#### EXERCISE BRIEF:
Identify the lines that contain the string "with" and copy all of them.

#### PROVIDED RECORDS:
_ _ _ _
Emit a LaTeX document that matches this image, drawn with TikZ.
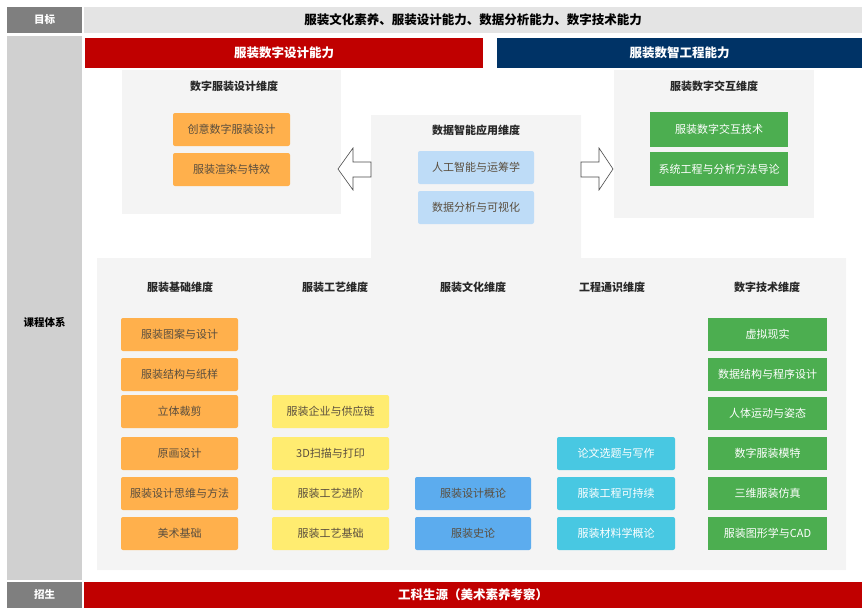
_ _ _ _
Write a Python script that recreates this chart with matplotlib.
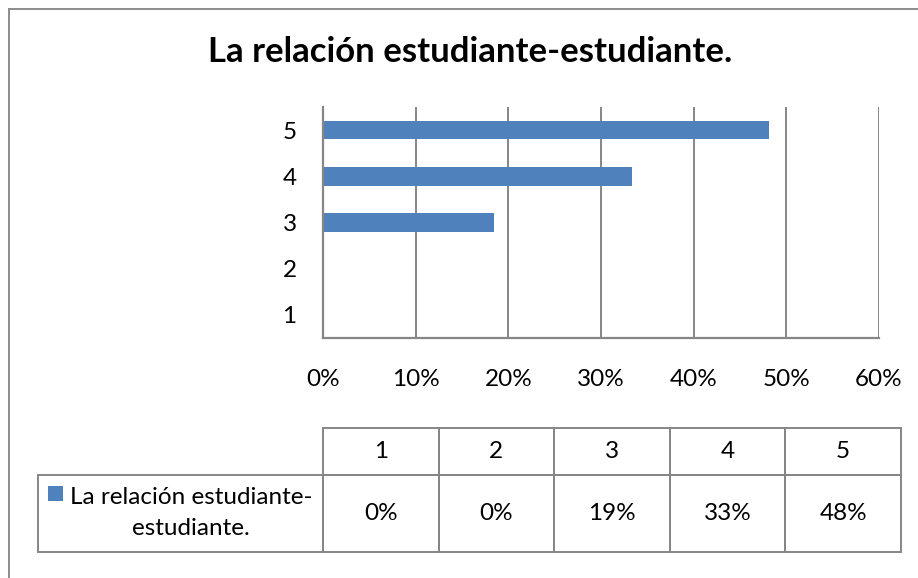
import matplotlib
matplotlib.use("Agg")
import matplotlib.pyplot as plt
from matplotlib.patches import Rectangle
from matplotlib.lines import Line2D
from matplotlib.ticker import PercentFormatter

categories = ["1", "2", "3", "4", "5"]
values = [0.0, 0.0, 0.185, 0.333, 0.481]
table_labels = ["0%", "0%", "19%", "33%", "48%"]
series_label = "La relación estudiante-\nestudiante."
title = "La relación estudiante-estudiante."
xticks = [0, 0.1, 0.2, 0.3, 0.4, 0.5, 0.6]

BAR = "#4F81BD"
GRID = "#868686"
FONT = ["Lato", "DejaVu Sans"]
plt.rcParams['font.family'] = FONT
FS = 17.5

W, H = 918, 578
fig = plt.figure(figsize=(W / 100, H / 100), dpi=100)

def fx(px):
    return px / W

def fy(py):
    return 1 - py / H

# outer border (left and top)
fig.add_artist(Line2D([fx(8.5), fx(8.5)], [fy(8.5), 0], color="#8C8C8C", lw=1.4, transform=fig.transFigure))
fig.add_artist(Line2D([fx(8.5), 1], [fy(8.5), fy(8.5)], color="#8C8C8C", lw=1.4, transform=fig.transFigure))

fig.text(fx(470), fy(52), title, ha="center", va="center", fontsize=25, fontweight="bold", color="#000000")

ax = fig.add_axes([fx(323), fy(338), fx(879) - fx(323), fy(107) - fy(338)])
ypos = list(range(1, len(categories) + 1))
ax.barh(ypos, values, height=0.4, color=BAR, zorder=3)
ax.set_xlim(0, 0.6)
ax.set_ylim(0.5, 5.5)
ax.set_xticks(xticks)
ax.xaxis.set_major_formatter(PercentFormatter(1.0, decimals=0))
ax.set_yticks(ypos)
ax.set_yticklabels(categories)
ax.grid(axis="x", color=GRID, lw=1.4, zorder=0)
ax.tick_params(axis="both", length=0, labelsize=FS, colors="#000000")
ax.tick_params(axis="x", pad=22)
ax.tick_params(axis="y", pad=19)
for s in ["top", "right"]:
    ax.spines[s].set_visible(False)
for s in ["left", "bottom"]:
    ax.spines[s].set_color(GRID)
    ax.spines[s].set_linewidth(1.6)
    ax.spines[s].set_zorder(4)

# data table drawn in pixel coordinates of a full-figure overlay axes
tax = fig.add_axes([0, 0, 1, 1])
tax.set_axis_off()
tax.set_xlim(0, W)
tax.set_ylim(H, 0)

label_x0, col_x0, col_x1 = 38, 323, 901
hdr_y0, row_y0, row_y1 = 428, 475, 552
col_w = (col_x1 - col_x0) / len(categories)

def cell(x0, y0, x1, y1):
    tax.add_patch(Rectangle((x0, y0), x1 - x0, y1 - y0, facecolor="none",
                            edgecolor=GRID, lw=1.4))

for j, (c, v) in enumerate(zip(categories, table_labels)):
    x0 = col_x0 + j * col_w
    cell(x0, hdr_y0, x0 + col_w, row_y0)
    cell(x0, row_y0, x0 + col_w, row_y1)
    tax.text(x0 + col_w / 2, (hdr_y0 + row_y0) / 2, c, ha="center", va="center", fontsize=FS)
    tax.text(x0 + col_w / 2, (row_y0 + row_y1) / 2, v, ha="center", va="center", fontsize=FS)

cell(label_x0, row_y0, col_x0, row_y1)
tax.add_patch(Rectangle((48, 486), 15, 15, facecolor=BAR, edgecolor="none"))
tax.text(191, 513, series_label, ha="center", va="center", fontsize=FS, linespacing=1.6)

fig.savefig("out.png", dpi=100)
_ _ _ _
#### RESPONSE TO THE EXERCISE:
Emit a LaTeX document that matches this image, drawn with TikZ.
Write a Python script that recreates this chart with matplotlib.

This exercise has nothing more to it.